[GIVEN PROBLEM]: Each line from the top of the listing through the one holding "plt.rcParams['axes.unicode_minus'] = False" should be restated word for word, with nothing added and no pictures.

* BEGIN EXERCISE MATERIAL *

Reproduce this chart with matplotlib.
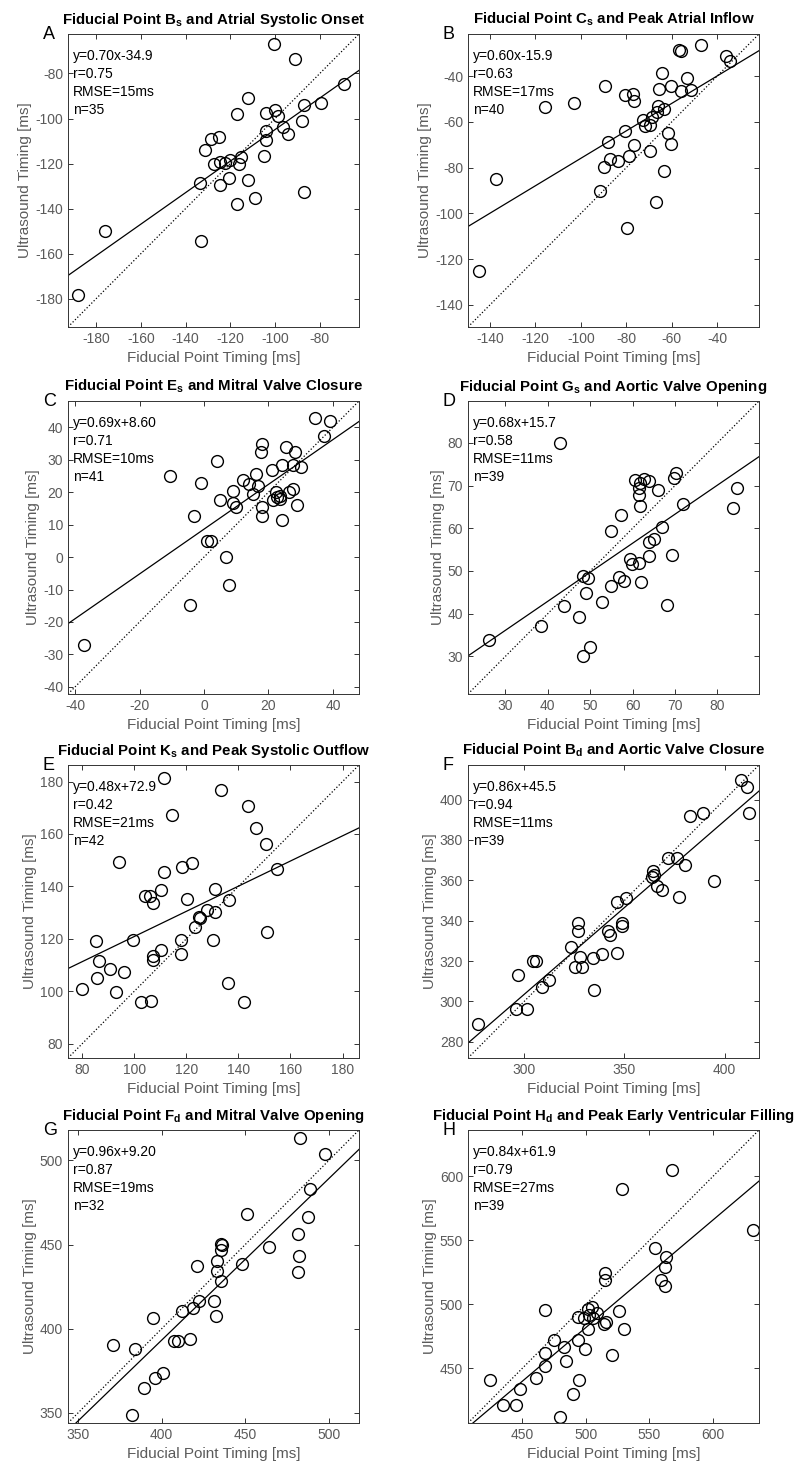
import matplotlib
matplotlib.use('Agg')
import matplotlib.pyplot as plt

plt.rcParams['font.family'] = ['Liberation Sans', 'DejaVu Sans']
plt.rcParams['mathtext.fontset'] = 'custom'
plt.rcParams['mathtext.rm'] = 'Liberation Sans'
plt.rcParams['mathtext.bf'] = 'Liberation Sans:bold'
plt.rcParams['axes.unicode_minus'] = False

# panel A: fiducial point Bs vs atrial systolic onset
a_x = [-100.3, -91.1, -69.2, -111.9, -87.0, -79.3, -117.2, -104.1, -100.0, -98.8, -96.6, -94.4,
       -87.9, -104.1, -104.1, -128.4, -125.0, -131.4, -127.4, -124.7, -122.5, -120.3, -115.3,
       -116.3, -105.0, -133.6, -124.7, -120.7, -111.9, -117.0, -109.0, -87.0, -176.1, -132.9, -188.0]
a_y = [-67.0, -73.7, -84.6, -90.9, -94.0, -93.3, -98.1, -97.6, -96.4, -98.8, -103.6, -107.0,
       -100.9, -105.7, -109.6, -109.0, -108.4, -114.0, -120.3, -119.1, -119.9, -118.5, -117.0,
       -120.3, -116.7, -128.7, -129.3, -126.4, -127.2, -137.9, -135.4, -132.8, -149.7, -154.3, -178.5]

# panel B: fiducial point Cs vs peak atrial inflow
b_x = [-47.0, -56.7, -55.7, -36.1, -34.2, -64.4, -53.4, -89.3, -65.6, -60.1, -55.7, -51.3,
       -80.7, -77.1, -76.6, -102.9, -115.6, -65.9, -63.4, -66.6, -68.8, -72.8, -71.7, -69.5,
       -80.7, -61.8, -60.1, -88.1, -76.5, -69.7, -78.7, -87.2, -83.7, -89.6, -63.4, -91.6,
       -137.2, -66.9, -79.7, -144.9]
b_y = [-26.3, -28.4, -28.8, -31.2, -33.2, -38.4, -40.6, -44.3, -45.7, -44.3, -46.5, -46.2,
       -48.2, -47.9, -51.0, -51.6, -53.5, -53.1, -54.3, -55.7, -57.9, -59.0, -61.6, -61.2,
       -63.8, -65.0, -69.7, -68.8, -70.1, -72.5, -74.9, -76.2, -77.2, -79.9, -81.5, -90.3,
       -85.0, -95.0, -106.5, -125.3]

# panel C: fiducial point Es vs mitral valve closure
c_x = [34.3, 39.2, 37.1, 18.1, 17.8, 25.4, 28.1, 3.9, 21.0, 24.1, 27.7, 30.0, 16.0, 12.2,
       14.1, 16.7, 15.1, -10.6, -0.9, 9.1, 5.0, 8.9, 9.9, 22.4, 23.6, 23.6, 21.5, 26.5, 27.7,
       28.8, 17.9, 17.9, 24.3, -3.2, 0.8, 2.1, 6.7, 7.8, -4.2, -37.2, 22.8]
c_y = [42.9, 42.0, 37.4, 34.9, 32.5, 34.0, 32.5, 29.5, 26.9, 28.5, 28.4, 27.9, 25.6, 23.9,
       22.5, 22.0, 19.4, 25.0, 22.7, 20.4, 17.5, 16.8, 15.5, 20.1, 18.9, 17.8, 17.5, 20.1, 21.0,
       16.1, 15.3, 12.6, 11.5, 12.7, 4.9, 4.9, 0.0, -8.5, -14.9, -27.0, 18.4]

# panel D: fiducial point Gs vs aortic valve opening
d_x = [43.0, 60.5, 62.7, 61.8, 63.9, 61.5, 61.5, 61.8, 66.0, 70.3, 69.7, 71.9, 84.7, 83.6,
       57.2, 55.0, 66.9, 65.0, 63.9, 63.9, 69.3, 59.3, 59.8, 61.5, 61.9, 48.2, 49.6, 56.8,
       57.9, 55.0, 49.0, 52.7, 43.9, 47.3, 68.2, 38.5, 26.2, 50.0, 48.3]
d_y = [80.0, 71.4, 71.6, 70.6, 71.0, 69.4, 67.7, 65.2, 68.9, 72.9, 71.7, 65.7, 69.5, 64.7,
       63.2, 59.3, 60.3, 57.5, 56.7, 53.4, 53.7, 52.7, 51.6, 51.8, 47.5, 48.9, 48.3, 48.7,
       47.7, 46.5, 44.8, 42.7, 41.7, 39.2, 42.0, 37.1, 33.8, 32.3, 30.2]

# panel E: fiducial point Ks vs peak systolic outflow
e_x = [111.4, 133.2, 143.8, 114.7, 146.9, 150.7, 94.1, 122.3, 118.3, 111.4, 155.0, 110.3,
       131.1, 104.2, 106.1, 107.4, 120.3, 136.3, 127.8, 131.2, 124.9, 125.4, 123.5, 130.2,
       118.1, 118.1, 151.1, 85.3, 99.4, 110.4, 107.4, 107.1, 86.6, 90.8, 96.2, 85.6, 79.9,
       93.1, 136.1, 102.8, 106.4, 142.0]
e_y = [181.5, 176.9, 170.5, 167.4, 162.4, 156.1, 149.4, 148.8, 147.5, 145.5, 146.5, 138.8,
       139.1, 136.2, 136.2, 133.8, 135.1, 134.8, 131.1, 130.1, 128.5, 128.1, 124.4, 119.7,
       119.5, 114.4, 122.5, 119.2, 119.5, 115.9, 113.5, 112.1, 111.4, 108.6, 107.3, 105.0,
       100.9, 99.8, 103.1, 96.0, 96.4, 96.0]

# panel F: fiducial point Bd vs aortic valve closure
f_x = [408.0, 411.0, 412.1, 382.8, 389.2, 371.8, 376.3, 380.4, 364.0, 364.8, 363.8, 366.0,
       368.8, 394.7, 377.3, 346.3, 350.7, 326.7, 326.7, 348.9, 348.9, 342.0, 343.0, 346.3,
       323.5, 338.8, 334.2, 327.9, 325.4, 328.9, 304.3, 306.0, 296.7, 312.4, 308.9, 335.0,
       295.9, 301.3, 276.9]
f_y = [409.8, 406.1, 393.4, 392.0, 393.2, 371.0, 371.0, 367.5, 364.5, 362.4, 361.6, 357.1,
       355.1, 359.6, 351.6, 349.3, 351.0, 338.7, 334.9, 338.9, 337.2, 334.9, 332.7, 323.9,
       326.8, 323.4, 321.6, 322.1, 317.3, 317.3, 320.1, 320.1, 313.0, 310.4, 307.2, 305.7,
       296.3, 296.3, 288.6]

# panel G: fiducial point Fd vs mitral valve opening
g_x = [482.7, 497.6, 488.9, 450.8, 487.7, 481.7, 435.5, 435.9, 435.5, 463.9, 482.3, 433.1,
       421.4, 448.0, 433.1, 481.7, 435.3, 422.4, 431.5, 418.5, 412.1, 432.3, 395.0, 407.1,
       409.5, 416.9, 371.2, 384.1, 400.6, 396.0, 389.3, 382.3]
g_y = [513.0, 503.6, 483.0, 467.9, 466.3, 456.1, 450.5, 449.5, 446.7, 448.5, 443.4, 440.0,
       437.2, 438.2, 434.0, 433.6, 428.2, 416.2, 416.2, 412.2, 410.6, 407.7, 406.5, 392.5,
       392.5, 394.1, 390.3, 388.1, 373.4, 370.8, 364.8, 349.0]

# panel H: fiducial point Hd vs peak early ventricular filling
h_x = [567.5, 528.5, 631.4, 554.2, 563.1, 562.6, 514.7, 514.7, 559.4, 562.6, 467.8, 525.9,
       501.6, 505.0, 508.9, 505.8, 493.5, 498.5, 516.2, 514.1, 501.8, 530.4, 474.9, 494.2,
       483.2, 467.5, 499.7, 484.6, 520.2, 467.5, 461.0, 424.6, 494.5, 448.2, 435.1, 445.0,
       489.8, 479.8, 502.6]
h_y = [605.2, 590.0, 557.8, 543.9, 537.1, 529.5, 524.8, 518.7, 519.2, 514.5, 495.6, 495.1,
       496.7, 498.0, 493.5, 489.6, 490.4, 489.1, 486.5, 484.9, 480.7, 480.4, 472.3, 472.3,
       466.5, 462.3, 465.5, 456.1, 460.3, 452.1, 442.4, 441.1, 441.1, 433.5, 421.4, 421.4,
       429.8, 412.3, 491.7]

letters = ['A', 'B', 'C', 'D', 'E', 'F', 'G', 'H']
titles = [r'Fiducial Point B$_\mathbf{s}$ and Atrial Systolic Onset',
          r'Fiducial Point C$_\mathbf{s}$ and Peak Atrial Inflow',
          r'Fiducial Point E$_\mathbf{s}$ and Mitral Valve Closure',
          r'Fiducial Point G$_\mathbf{s}$ and Aortic Valve Opening',
          r'Fiducial Point K$_\mathbf{s}$ and Peak Systolic Outflow',
          r'Fiducial Point B$_\mathbf{d}$ and Aortic Valve Closure',
          r'Fiducial Point F$_\mathbf{d}$ and Mitral Valve Opening',
          r'Fiducial Point H$_\mathbf{d}$ and Peak Early Ventricular Filling']
slopes = [0.70, 0.60, 0.69, 0.68, 0.48, 0.86, 0.96, 0.84]
intercepts = ['-34.9', '-15.9', '+8.60', '+15.7', '+72.9', '+45.5', '+9.20', '+61.9']
r_vals = ['0.75', '0.63', '0.71', '0.58', '0.42', '0.94', '0.87', '0.79']
rmse_vals = [15, 17, 10, 11, 21, 11, 19, 27]
limits = [(-192.5, -62.5), (-149.7, -21.5), (-42.2, 48.1), (21.2, 89.8),
          (74.6, 186.3), (272.0, 417.1), (344.0, 518.0), (407.3, 636.2)]
xticks = [range(-180, -79, 20), range(-140, -39, 20), range(-40, 41, 20), range(30, 81, 10),
          range(80, 181, 20), range(300, 401, 50), range(350, 501, 50), range(450, 601, 50)]
yticks = [range(-180, -79, 20), range(-140, -39, 20), range(-40, 41, 10), range(30, 81, 10),
          range(80, 181, 20), range(280, 401, 20), range(350, 501, 50), range(450, 601, 50)]
xs = [a_x, b_x, c_x, d_x, e_x, f_x, g_x, h_x]
ys = [a_y, b_y, c_y, d_y, e_y, f_y, g_y, h_y]

W, H = 799, 1464
fig = plt.figure(figsize=(W / 100, H / 100), dpi=100)
col_left = [68, 468]
row_top = [34, 401, 765, 1130]
ax_w, ax_h = 291, 293
grey = '#5a5a5a'

for i in range(8):
    left = col_left[i % 2]
    top = row_top[i // 2]
    ax = fig.add_axes([left / W, 1 - (top + ax_h) / H, ax_w / W, ax_h / H])
    lo, hi = limits[i]
    b = float(intercepts[i])
    ax.plot([lo, hi], [lo, hi], ':', color='k', lw=0.9)
    ax.plot([lo, hi], [slopes[i] * lo + b, slopes[i] * hi + b], '-', color='k', lw=0.9)
    ax.plot(xs[i], ys[i], 'o', mfc='none', mec='k', ms=8.5, mew=1.0)
    ax.set_xlim(lo, hi)
    ax.set_ylim(lo, hi)
    ax.set_xticks(list(xticks[i]))
    ax.set_yticks(list(yticks[i]))
    ax.tick_params(direction='in', top=True, right=True, length=3.5, width=0.7,
                   colors='#333333', labelcolor=grey, labelsize=10)
    for s in ax.spines.values():
        s.set_color('#333333')
        s.set_linewidth(0.7)
    ax.set_xlabel('Fiducial Point Timing [ms]', color=grey, fontsize=11, labelpad=4)
    ax.set_ylabel('Ultrasound Timing [ms]', color=grey, fontsize=11, labelpad=2)
    ax.set_title(titles[i], fontsize=10.8, fontweight='bold', pad=7.5)
    stats = f'y={slopes[i]:.2f}x{intercepts[i]}\nr={r_vals[i]}\nRMSE={rmse_vals[i]}ms\nn={len(xs[i])}'
    ax.text(0.018, 0.95, stats, transform=ax.transAxes, va='top', ha='left', fontsize=10, linespacing=1.38)
    ax.text(-25 / ax_w, 1 - 5 / ax_h, letters[i], transform=ax.transAxes, ha='left', va='baseline', fontsize=13)

fig.savefig('out.png', dpi=100)
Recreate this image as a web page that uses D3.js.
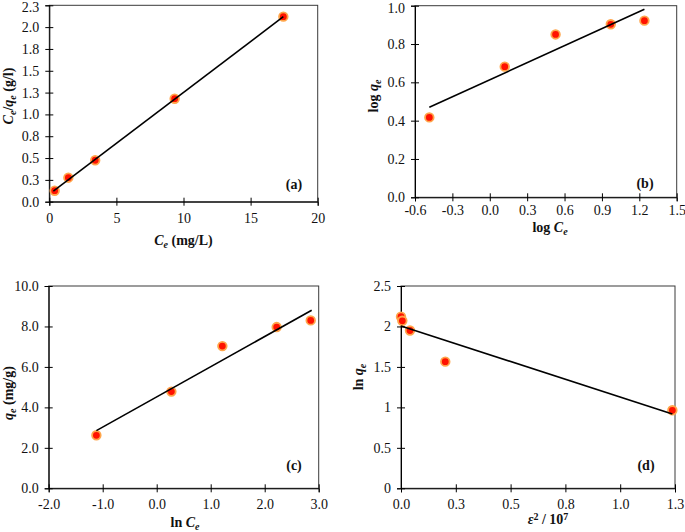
<!DOCTYPE html>
<html><head><meta charset="utf-8">
<script src="https://cdn.jsdelivr.net/npm/d3@7"></script>
<style>body{margin:0;background:#fff} svg{display:block} svg text{font-family:"Liberation Serif","Times New Roman",serif;}</style>
</head><body><svg id="c" width="685" height="532"></svg>
<script>
// ---- Data ----
// (a) Langmuir
const aX = [0.40, 1.42, 3.42, 9.34, 17.44];
const aY = [0.126, 0.275, 0.475, 1.18, 2.12];
const aLineX = [0.30, 17.44];
const aLineY = [0.12, 2.12];
const aXTicks = [0, 5, 10, 15, 20];
const aXLabels = ["0", "5", "10", "15", "20"];
const aYTicks = [0, 0.25, 0.5, 0.75, 1.0, 1.25, 1.5, 1.75, 2.0, 2.25];
const aYLabels = ["0.0", "0.3", "0.5", "0.8", "1.0", "1.3", "1.5", "1.8", "2.0", "2.3"];
// (b) Freundlich
const bX = [-0.485, 0.12, 0.528, 0.971, 1.241];
const bY = [0.417, 0.682, 0.850, 0.903, 0.922];
const bLineX = [-0.485, 1.241];
const bLineY = [0.470, 0.981];
const bXTicks = [-0.6, -0.3, 0.0, 0.3, 0.6, 0.9, 1.2, 1.5];
const bXLabels = ["-0.6", "-0.3", "0.0", "0.3", "0.6", "0.9", "1.2", "1.5"];
const bYTicks = [0, 0.2, 0.4, 0.6, 0.8, 1.0];
const bYLabels = ["0.0", "0.2", "0.4", "0.6", "0.8", "1.0"];
// (c) Temkin
const cX = [-1.117, 0.272, 1.216, 2.222, 2.852];
const cY = [2.62, 4.78, 7.03, 7.97, 8.30];
const cLineX = [-1.117, 2.87];
const cLineY = [2.85, 8.80];
const cXTicks = [-2, -1, 0, 1, 2, 3];
const cXLabels = ["-2.0", "-1.0", "0.0", "1.0", "2.0", "3.0"];
const cYTicks = [0, 2, 4, 6, 8, 10];
const cYLabels = ["0.0", "2.0", "4.0", "6.0", "8.0", "10.0"];
// (d) D-R
const dX = [0.0, 0.006, 0.041, 0.202, 1.238];
const dY = [2.12, 2.07, 1.95, 1.565, 0.964];
const dLineX = [0.0, 1.238];
const dLineY = [2.006, 0.918];
const dXTicks = [0, 0.25, 0.5, 0.75, 1.0, 1.25];
const dXLabels = ["0.0", "0.3", "0.5", "0.8", "1.0", "1.3"];
const dYTicks = [0, 0.5, 1, 1.5, 2, 2.5];
const dYLabels = ["0", "0.5", "1", "1.5", "2", "2.5"];

// ---- Drawing ----
const FONT = '"Liberation Serif","Times New Roman",serif';
const svg = d3.select("#c");

const panels = [
  {x: aX, y: aY, lx: aLineX, ly: aLineY, xt: aXTicks, xl: aXLabels, yt: aYTicks, yl: aYLabels,
   xd: [0, 20], yd: [0, 2.25], L: 49.3, R: 317.7, T: 5.3, B: 201.7, xpad: 7, label: "(a)", lp: [294, 189],
   xtitle: [["C", 1], ["e", 1, "sub"], [" (mg/L)", 0]], xtp: [183.5, 245],
   ytitle: [["C", 1], ["e", 1, "sub"], ["/", 0], ["q", 1], ["e", 1, "sub"], [" (g/l)", 0]], ytp: [13, 96]},
  {x: bX, y: bY, lx: bLineX, ly: bLineY, xt: bXTicks, xl: bXLabels, yt: bYTicks, yl: bYLabels,
   xd: [-0.6, 1.5], yd: [0, 1.0], L: 415, R: 676.7, T: 5.7, B: 197.3, xpad: 3.5, label: "(b)", lp: [645, 188],
   xtitle: [["log ", 0], ["C", 1], ["e", 1, "sub"]], xtp: [550, 232],
   ytitle: [["log ", 0], ["q", 1], ["e", 1, "sub"]], ytp: [378, 96]},
  {x: cX, y: cY, lx: cLineX, ly: cLineY, xt: cXTicks, xl: cXLabels, yt: cYTicks, yl: cYLabels,
   xd: [-2, 3], yd: [0, 10], L: 48.7, R: 318.7, T: 286, B: 488.3, xpad: 7, label: "(c)", lp: [294, 470],
   xtitle: [["ln ", 0], ["C", 1], ["e", 1, "sub"]], xtp: [185, 527],
   ytitle: [["q", 1], ["e", 1, "sub"], [" (mg/g)", 0]], ytp: [13, 393]},
  {x: dX, y: dY, lx: dLineX, ly: dLineY, xt: dXTicks, xl: dXLabels, yt: dYTicks, yl: dYLabels,
   xd: [0, 1.25], yd: [0, 2.5], L: 401, R: 675, T: 286, B: 488.3, xpad: 6.5, label: "(d)", lp: [646, 470],
   xtitle: [["ε", 1], ["2", 0, "sup"], [" / 10", 0], ["7", 0, "sup"]], xtp: [548, 524],
   ytitle: [["ln ", 0], ["q", 1], ["e", 1, "sub"]], ytp: [363, 377]}
];

function richText(sel, parts) {
  let prev = null;
  parts.forEach(p => {
    const t = sel.append("tspan").text(p[0]).style("font-style", p[1] ? "italic" : "normal");
    let dy = 0;
    if (prev === "sub") dy -= 3;
    if (prev === "sup") dy += 4;
    if (p[2] === "sub") { t.style("font-size", "10px"); dy += 3; }
    else if (p[2] === "sup") { t.style("font-size", "10px"); dy -= 4; }
    if (dy !== 0) t.attr("dy", dy);
    prev = p[2] || null;
  });
}

panels.forEach(p => {
  const x = d3.scaleLinear().domain(p.xd).range([p.L, p.R]);
  const y = d3.scaleLinear().domain(p.yd).range([p.B, p.T]);
  const g = svg.append("g");

  g.append("rect").attr("x", p.L).attr("y", p.T).attr("width", p.R - p.L).attr("height", p.B - p.T)
    .attr("fill", "none").attr("stroke", "#3a3a3a").attr("stroke-width", 1);

  const xa = g.append("g").attr("transform", `translate(0,${p.B})`)
    .call(d3.axisBottom(x).tickValues(p.xt).tickFormat((d, i) => p.xl[i]).tickSize(4).tickPadding(p.xpad));
  xa.attr("font-family", null).attr("font-size", null);
  xa.select(".domain").attr("stroke", "#000");
  xa.selectAll(".tick line").attr("y1", -4).attr("y2", 4).attr("stroke", "#000");
  xa.selectAll("text").style("font-family", FONT).style("font-size", "14px").attr("fill", "#111");

  const ya = g.append("g").attr("transform", `translate(${p.L},0)`)
    .call(d3.axisLeft(y).tickValues(p.yt).tickFormat((d, i) => p.yl[i]).tickSize(4).tickPadding(6));
  ya.attr("font-family", null).attr("font-size", null);
  ya.select(".domain").attr("stroke", "#000");
  ya.selectAll(".tick line").attr("x1", -4).attr("x2", 4).attr("stroke", "#000");
  ya.selectAll("text").style("font-family", FONT).style("font-size", "14px").attr("fill", "#111");
  // keep the topmost label inside the page when it sits against the top edge
  ya.selectAll(".tick text").filter(d => y(d) < 8).attr("dy", "0.45em");

  const pts = p.x.map((v, i) => [v, p.y[i]]);
  g.selectAll("circle.pt").data(pts).enter().append("circle")
    .attr("cx", d => x(d[0])).attr("cy", d => y(d[1])).attr("r", 4.3)
    .attr("fill", "#ff1200").attr("stroke", "#ffa54a").attr("stroke-width", 1.8);

  const lpts = p.lx.map((v, i) => [v, p.ly[i]]);
  g.append("path").attr("d", d3.line().x(d => x(d[0])).y(d => y(d[1]))(lpts))
    .attr("stroke", "#000").attr("stroke-width", 1.6).attr("fill", "none");

  g.append("text").attr("x", p.lp[0]).attr("y", p.lp[1]).attr("text-anchor", "middle")
    .style("font-family", FONT).style("font-size", "14px").style("font-weight", "bold").attr("fill", "#111").text(p.label);

  const xt = g.append("text").attr("x", p.xtp[0]).attr("y", p.xtp[1]).attr("text-anchor", "middle")
    .style("font-family", FONT).style("font-size", "14px").style("font-weight", "bold").attr("fill", "#111");
  richText(xt, p.xtitle);

  const yt = g.append("text").attr("transform", `translate(${p.ytp[0]},${p.ytp[1]}) rotate(-90)`)
    .attr("text-anchor", "middle")
    .style("font-family", FONT).style("font-size", "14px").style("font-weight", "bold").attr("fill", "#111");
  richText(yt, p.ytitle);
});
</script></body></html>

* END EXERCISE MATERIAL *

[FINAL RESULT]:
Reproduce this chart with matplotlib.
import matplotlib
matplotlib.use('Agg')
import matplotlib.pyplot as plt

plt.rcParams['font.family'] = ['Liberation Sans', 'DejaVu Sans']
plt.rcParams['mathtext.fontset'] = 'custom'
plt.rcParams['mathtext.rm'] = 'Liberation Sans'
plt.rcParams['mathtext.bf'] = 'Liberation Sans:bold'
plt.rcParams['axes.unicode_minus'] = False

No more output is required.